Sculptors of the World
In the contemporary landscape, buffeted by images and all the forms that they take, this second edition of No Limit really drives the point home. The tone was already set last year, with our ﬁrst tribute to the idea of liberty, which extends directly from the ﬁeld of creation. This time, the work of the three artists brought together here can be distinguished by a desire to depart the known world in order to restore its anomalies, all while avoiding the pitfalls of the manipulation of aesthetic reality, let alone the misrepresentation of difﬁcult or problematic actuality. By taking Mohamed El baz’s working method as an example, we may say that each of these artists approaches their investigations with a personalized “tool-box”, equipped by personal history and the speciﬁc context in which they conducted their current research, which calls into question part or all of their previous research. It ultimately allows the artist to coax ideas into being without stripping them of their essential mystery, to do away with convention and cliché while still able to leverage the archetypes that gave rise to them, and sometimes even managing to reveal their beauty. It is certainly very powerful, to be able to impose a ﬁlter on the surrounding world, one that re-enchants only to manage to more precisely highlight the distortions, manipulations and abuses of power that go on, and to ﬁnally put art in its proper place among the global turmoil. Each one of them animates his deﬁance differently, but the general method is the same: telescoping the real and the imaginary. All three of the artists arrive at their questioning of the real through poetic shifts of perspective.

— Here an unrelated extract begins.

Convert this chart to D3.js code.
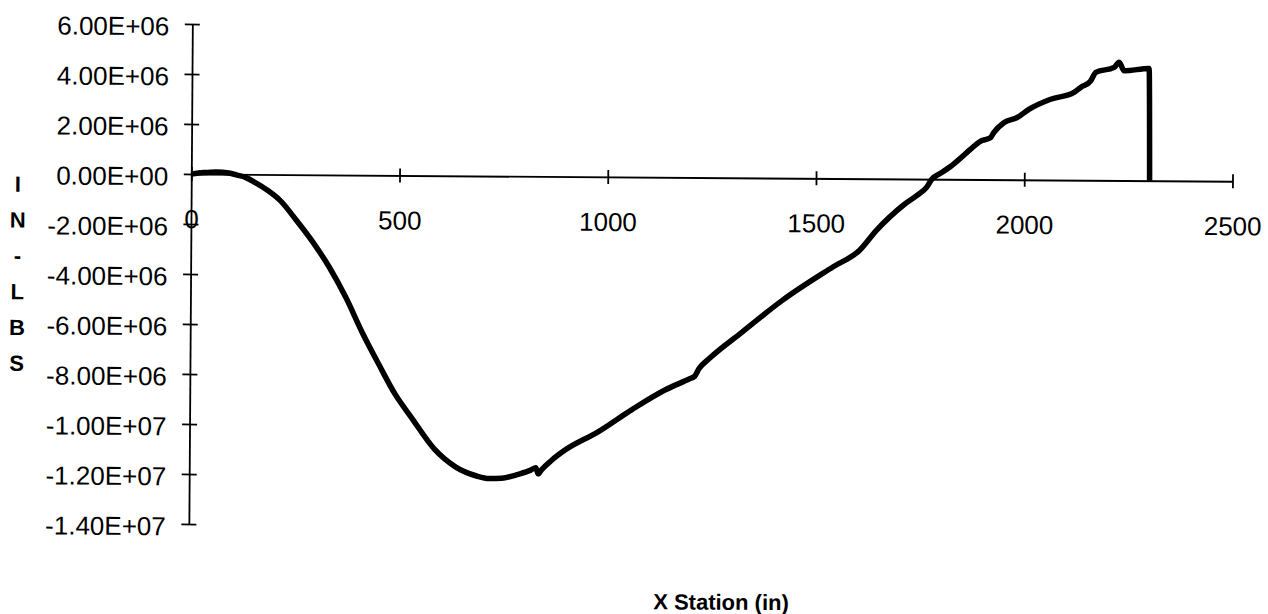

On the trail of the ever-present colonial gaze, Sammy Baloji, full of the historical and contemporary reality of his people in the Katanga region in south Congo, superimposes pseudo-scientiﬁc, almost dehumanising photographic portraits on old watercolour landscape paintings from the end of the 19th century. The contrast of the crude and raw presence under the photographer’s scrutiny and the insipid sentimentality of the landscapes melts these images into one another in order to reveal something else entirely, leading the viewer to questioning the contemporary reality and the ways in which it has been informed by recent history.
Memory and social embeddedness also play an essential role in the works of Mohamed El baz and James Webb. They share their notorious interest in using subtle and interactive sound devices that call into question the disse-mination and the reception of reality and all its possible interpretations by the listener. Both also make use of text as a poetic vehicle that allows a shift from narration to meaning and reciprocity. Finally, light and its sensory effects advocate for an overview of a planet that too often escapes our attention. And if we ﬁnd social and political engagement in these works, it is only ever thanks to a subtle intelligence and sensitivity in the observer, and never because it is obviously served up at ﬁrst glance.
All three are attuned to the world and its dysfunctions, but always through a humanistic commitment rather than a Manichean or dogmatic one, and always in the pursuit, above all, of artistic integrity.
Both Webb and El baz have left, in Amman, within the framework of exhibitions produced by and for Darat al Funun and under the auspices of Abdellah Karroum, huge, calligraphic traces of their presence on the walls of the city. A neon lyric, in Webb’s case – THERE IS A LIGHT THAT NEVER GOES OUT, borrowed from The Smiths – that resonates well with El baz’s black plexiglass declara-tion: IMAGINE / THE RIVERS BURNING IN THE DIS-TANCE / WE HEAR THE SILENCE AND / SUDDENLY THE MUSIC COMES / TOWARDS US TO KILL US / AND THE DANCE CONTINUES EVEN / MORE BEAUTIFUL BENEATH THE WHITE SUN… Both very direct addresses, in line with the geo-political situation of the city, legible by all and well-disposed to all manner of subjective interpre-tation; neither of these interventions constitutes a form of cultural activism but rather manifestations of a sharp, conscientious take on the imperfections of the world. All the while underlining an essential question: how does one bring life to a work that is literally written into a speciﬁc context, one that lends it its entire energy and reason for being? How to continue and carry this work elsewhere, to a gallery, for example? And the various answers display the essence of the works themselves: for El Baz, it is in how they resist naming “survivors”, for Webb, it is in how they lend themselves to a variety of interpretations, for Baloji, it is in how they resurrect the traces of recent history. From a critical perspective and from the multiple viewpoints it gives rise to, this exploration, tirelessly re-imagined in art, truly has No Limit. And, after disassembling, documenting and reconstructing, the three artists ﬁnally come face to face with the ultimate implication of their efforts: what does it mean to produce a work grounded in reality?